According to America's Popular Proverbs and Sayings by Gregory Titelman, this expression is first recorded in Remains of Early Poetry (c.1460). We were unable to find reference to this title and date but did find Remains of the Early Popular Poetry of England, collected and edited by William Carew Hazlitt (1864). If this is the earliest known reference in English then earlier uses can be found in Spanish.
For example, Cervantes expresses the sentiment in Don Quixote (1606).
A few years later Spanish philosopher Baltasar Gracian put an interesting spin on it that many of us could take heed from: " Little said is soon amended. There is always time to add a work, never to withdraw one."

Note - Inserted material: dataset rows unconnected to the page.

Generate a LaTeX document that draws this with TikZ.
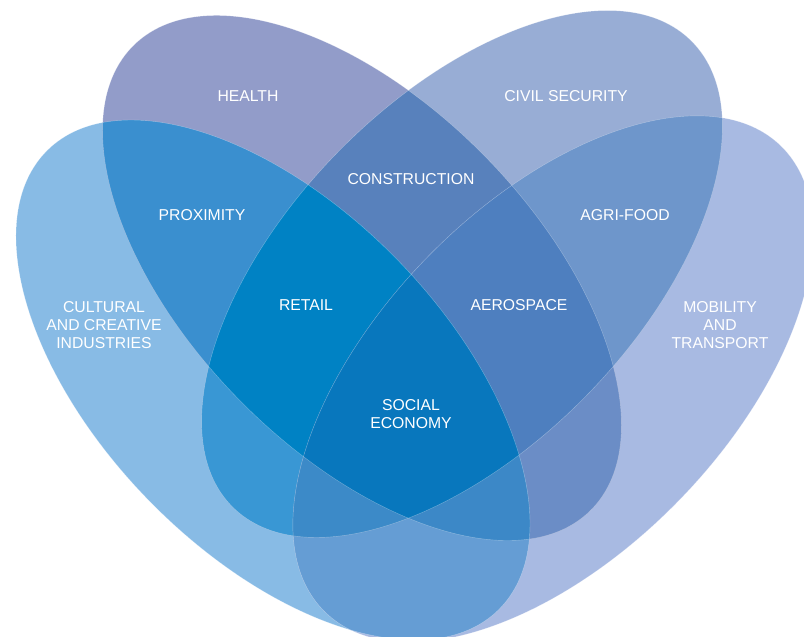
\documentclass[tikz,border=0pt]{standalone}
\usepackage{fontspec}
\setmainfont{Liberation Sans}
\usepackage{tikz}
\usetikzlibrary{positioning}
% single sectors
\definecolor{healthcol}{HTML}{929CC9}
\definecolor{civilcol}{HTML}{98ADD5}
\definecolor{culturecol}{HTML}{88BBE5}
\definecolor{mobilcol}{HTML}{A8BAE2}
% overlaps
\definecolor{hcivil}{HTML}{5881BC}
\definecolor{hculture}{HTML}{3A8FCF}
\definecolor{hmobil}{HTML}{6B8DC6}
\definecolor{ccivil}{HTML}{3997D4}
\definecolor{cmobil}{HTML}{659DD4}
\definecolor{civmobil}{HTML}{6E96CB}
\definecolor{retailcol}{HTML}{0082C4}
\definecolor{aerocol}{HTML}{4E7FBF}
\definecolor{ccivmobil}{HTML}{3C8AC8}
\definecolor{hcmobil}{HTML}{3C88C7}
\definecolor{socialcol}{HTML}{0877BD}

% the four petals (pixel grid, y downwards)
\newcommand{\health}{[rotate around={-45.6:(362,278)}] (362,278) ellipse (326 and 173)}
\newcommand{\culture}{[rotate around={-45.6:(273,380)}] (273,380) ellipse (322 and 173)}
\newcommand{\civil}{[rotate around={45.6:(462,274)}] (462,274) ellipse (327 and 174)}
\newcommand{\mobil}{[rotate around={45.6:(553,379)}] (553,379) ellipse (326 and 175)}

\tikzset{
  petal/.style={text=white,font=\fontsize{11.2}{12.8}\selectfont,align=center},
  seam/.style={draw=white,draw opacity=.35,line width=.3pt}
}

\begin{document}
\begin{tikzpicture}[x=0.025cm,y=-0.025cm]
\useasboundingbox (0,0) rectangle (804,637);
\clip (0,0) rectangle (804,637);
% one sector
\fill[culturecol] \culture;
\fill[mobilcol] \mobil;
\fill[healthcol] \health;
\fill[civilcol] \civil;
% two sectors
\begin{scope}\clip \health; \fill[hcivil] \civil; \end{scope}
\begin{scope}\clip \health; \fill[hculture] \culture; \end{scope}
\begin{scope}\clip \health; \fill[hmobil] \mobil; \end{scope}
\begin{scope}\clip \culture; \fill[ccivil] \civil; \end{scope}
\begin{scope}\clip \culture; \fill[cmobil] \mobil; \end{scope}
\begin{scope}\clip \civil; \fill[civmobil] \mobil; \end{scope}
% three sectors
\begin{scope}\clip \health; \clip \culture; \fill[retailcol] \civil; \end{scope}
\begin{scope}\clip \health; \clip \civil; \fill[aerocol] \mobil; \end{scope}
\begin{scope}\clip \culture; \clip \civil; \fill[ccivmobil] \mobil; \end{scope}
\begin{scope}\clip \health; \clip \culture; \fill[hcmobil] \mobil; \end{scope}
% all four
\begin{scope}\clip \health; \clip \culture; \clip \civil; \fill[socialcol] \mobil; \end{scope}
% thin seams
\path[seam] \health;
\path[seam] \civil;
\path[seam] \culture;
\path[seam] \mobil;

\node[petal] (health) at (248,96) {HEALTH};
\node[petal] (civil) at (566,96) {CIVIL SECURITY};
\node[petal] (constr) at (411,179) {CONSTRUCTION};
\node[petal] (prox) at (202,215) {PROXIMITY};
\node[petal] (agri) at (625,215) {AGRI-FOOD};
\node[petal] (retail) at (306,305) {RETAIL};
\node[petal] (aero) at (519,305) {AEROSPACE};
\node[petal] (culture) at (104,325) {CULTURAL\\AND CREATIVE\\INDUSTRIES};
\node[petal] (mobil) at (720,325) {MOBILITY\\AND\\TRANSPORT};
\node[petal] (social) at (411,414) {SOCIAL\\ECONOMY};
\end{tikzpicture}
\end{document}
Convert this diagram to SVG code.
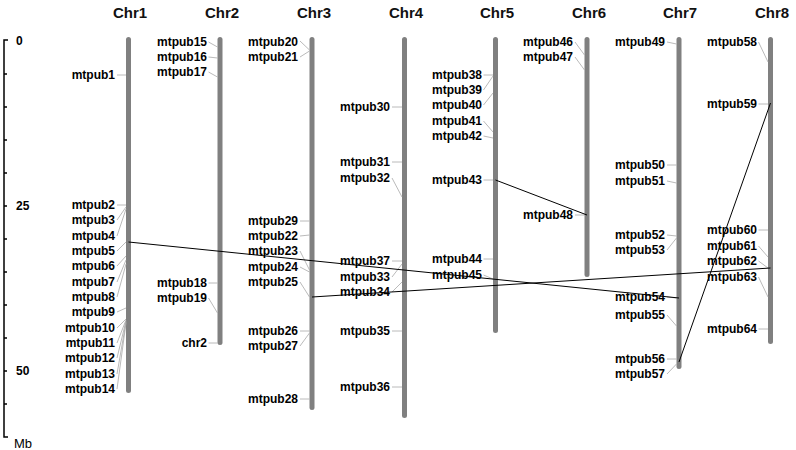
<svg xmlns="http://www.w3.org/2000/svg" width="796" height="450" viewBox="0 0 796 450">
<style>
text{font-family:"Liberation Sans",Arial,sans-serif;fill:#000}
.t{font-size:15px;font-weight:bold;text-anchor:middle;fill:#111}
.l{font-size:12px;font-weight:bold;text-anchor:end}
.a{font-size:12px;font-weight:bold}
.bar{fill:#808080}
.g{stroke:#a8a8a8;stroke-width:0.8;fill:none}
.c{stroke:#000;stroke-width:1;fill:none}
.ax{stroke:#000;stroke-width:1.5;fill:none}
</style>
<rect width="796" height="450" fill="#fff"/>
<g id="axis">
<path class="ax" d="M8,40H4V437H8"/>
<path class="ax" d="M4,74H7M4,107H7M4,140H7M4,173H7M4,206H7M4,239H7M4,272H7M4,305H7M4,338H7M4,371H7M4,404H7"/>
<text class="a" x="16" y="45">0</text>
<text class="a" x="16" y="210">25</text>
<text class="a" x="16" y="375">50</text>
<text x="14" y="448" style="font-size:13px">Mb</text>
</g>
<g id="chr1">
<rect class="bar" x="126" y="37" width="5" height="356" rx="2.5"/>
<text class="t" x="130" y="18">Chr1</text>
<path class="g" d="M117,75H126M117,205H126M117,220L126,207M117,236L126,209M117,251L126,242M117,266L126,256M117,282L126,260M117,297L126,264M117,312L126,308M117,328L126,319M117,343L126,320M117,358L126,321M117,374L126,322M117,389L126,323"/>
<text class="l" x="115" y="79">mtpub1</text>
<text class="l" x="115" y="209">mtpub2</text>
<text class="l" x="115" y="224.3">mtpub3</text>
<text class="l" x="115" y="239.7">mtpub4</text>
<text class="l" x="115" y="255">mtpub5</text>
<text class="l" x="115" y="270.3">mtpub6</text>
<text class="l" x="115" y="285.7">mtpub7</text>
<text class="l" x="115" y="301">mtpub8</text>
<text class="l" x="115" y="316.3">mtpub9</text>
<text class="l" x="115" y="331.7">mtpub10</text>
<text class="l" x="115" y="347">mtpub11</text>
<text class="l" x="115" y="362.3">mtpub12</text>
<text class="l" x="115" y="377.7">mtpub13</text>
<text class="l" x="115" y="393">mtpub14</text>
</g>
<g id="chr2">
<rect class="bar" x="217.5" y="37" width="5" height="308" rx="2.5"/>
<text class="t" x="222" y="18">Chr2</text>
<path class="g" d="M208.5,42L217.5,47M208.5,57L217.5,58M208.5,72L217.5,77M208.5,283H217.5M208.5,298L217.5,313M208.5,343H217.5"/>
<text class="l" x="207" y="46">mtpub15</text>
<text class="l" x="207" y="61">mtpub16</text>
<text class="l" x="207" y="76">mtpub17</text>
<text class="l" x="207" y="287">mtpub18</text>
<text class="l" x="207" y="302">mtpub19</text>
<text class="l" x="207" y="347">chr2</text>
</g>
<g id="chr3">
<rect class="bar" x="309.5" y="37" width="5" height="373" rx="2.5"/>
<text class="t" x="314" y="18">Chr3</text>
<path class="g" d="M300,41L309.5,50M300,57L309.5,51M300,221H309.5M300,236L309.5,235M300,251L309.5,270M300,267L309.5,272M300,282L309.5,297M300,331H309.5M300,346L309.5,333M300,399H309.5"/>
<text class="l" x="298" y="46">mtpub20</text>
<text class="l" x="298" y="61">mtpub21</text>
<text class="l" x="298" y="225">mtpub29</text>
<text class="l" x="298" y="240">mtpub22</text>
<text class="l" x="298" y="255">mtpub23</text>
<text class="l" x="298" y="271">mtpub24</text>
<text class="l" x="298" y="286">mtpub25</text>
<text class="l" x="298" y="335">mtpub26</text>
<text class="l" x="298" y="350">mtpub27</text>
<text class="l" x="298" y="403">mtpub28</text>
</g>
<g id="chr4">
<rect class="bar" x="402" y="37" width="5" height="381" rx="2.5"/>
<text class="t" x="406" y="18">Chr4</text>
<path class="g" d="M392,107H402M392,162H402M392,178L402,197M392,261H402M392,277L402,264M392,292L402,282M392,331H402M392,387H402"/>
<text class="l" x="390" y="111">mtpub30</text>
<text class="l" x="390" y="166">mtpub31</text>
<text class="l" x="390" y="182">mtpub32</text>
<text class="l" x="390" y="265">mtpub37</text>
<text class="l" x="390" y="281">mtpub33</text>
<text class="l" x="390" y="296">mtpub34</text>
<text class="l" x="390" y="335">mtpub35</text>
<text class="l" x="390" y="391">mtpub36</text>
</g>
<g id="chr5">
<rect class="bar" x="493" y="37" width="5" height="296" rx="2.5"/>
<text class="t" x="497" y="18">Chr5</text>
<path class="g" d="M483.5,75H493M483.5,90L493,76M483.5,105L493,93M483.5,121L493,132M483.5,136L493,138M483.5,180H493M483.5,259H493M483.5,275L493,279"/>
<text class="l" x="482" y="79">mtpub38</text>
<text class="l" x="482" y="94">mtpub39</text>
<text class="l" x="482" y="109">mtpub40</text>
<text class="l" x="482" y="125">mtpub41</text>
<text class="l" x="482" y="140">mtpub42</text>
<text class="l" x="482" y="184">mtpub43</text>
<text class="l" x="482" y="263">mtpub44</text>
<text class="l" x="482" y="279">mtpub45</text>
</g>
<g id="chr6">
<rect class="bar" x="584.5" y="37" width="5" height="240" rx="2.5"/>
<text class="t" x="589" y="18">Chr6</text>
<path class="g" d="M575,42L584.5,55M575,57L584.5,70M575,215H584.5"/>
<text class="l" x="573" y="46">mtpub46</text>
<text class="l" x="573" y="61">mtpub47</text>
<text class="l" x="573" y="219">mtpub48</text>
</g>
<g id="chr7">
<rect class="bar" x="676.5" y="37" width="5" height="332" rx="2.5"/>
<text class="t" x="680" y="18">Chr7</text>
<path class="g" d="M667,42L676.5,44M667,165H676.5M667,181L676.5,183M667,235L676.5,236M667,250L676.5,238M667,297L676.5,298M667,315L676.5,326M667,359H676.5M667,374L676.5,364"/>
<text class="l" x="665" y="46">mtpub49</text>
<text class="l" x="665" y="169">mtpub50</text>
<text class="l" x="665" y="185">mtpub51</text>
<text class="l" x="665" y="239">mtpub52</text>
<text class="l" x="665" y="254">mtpub53</text>
<text class="l" x="665" y="301">mtpub54</text>
<text class="l" x="665" y="319">mtpub55</text>
<text class="l" x="665" y="363">mtpub56</text>
<text class="l" x="665" y="378">mtpub57</text>
</g>
<g id="chr8">
<rect class="bar" x="768" y="37" width="5" height="307" rx="2.5"/>
<text class="t" x="772" y="18">Chr8</text>
<path class="g" d="M758.5,42L768,62M758.5,104H768M758.5,230H768M758.5,246L768,257M758.5,261L768,268M758.5,277L768,297M758.5,329H768"/>
<text class="l" x="757" y="46">mtpub58</text>
<text class="l" x="757" y="108">mtpub59</text>
<text class="l" x="757" y="234">mtpub60</text>
<text class="l" x="757" y="250">mtpub61</text>
<text class="l" x="757" y="265">mtpub62</text>
<text class="l" x="757" y="281">mtpub63</text>
<text class="l" x="757" y="333">mtpub64</text>
</g>
<g id="connectors">
<path class="c" d="M128.5,242L679,298"/>
<path class="c" d="M312,297L770.5,268"/>
<path class="c" d="M495.5,180L587,215"/>
<path class="c" d="M679,362L770.5,103"/>
</g>
</svg>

Charles Dickens uses the expression in David Copperfield (1849-50):
First, she lost in the mining way, and then she lost in the diving way - fishing up treasure, or some such Tom Tiddler nonsense,' explained my aunt, rubbing her nose; 'and then she lost in the mining way again, and, last of all, to set the thing entirely to rights, she lost in the banking way. I don't know what the Bank shares were worth for a little while,' said my aunt; 'cent per cent was the lowest of it, I believe; but the Bank was at the other end of the world, and tumbled into space, for what I know; anyhow, it fell to pieces, and never will and never can pay sixpence; and Betsey's sixpences were all there, and there's an end of them. Least said, soonest mended!'
Variations include least said, sooner mended; the least said, the easier mended; and the less said, the sooner mended.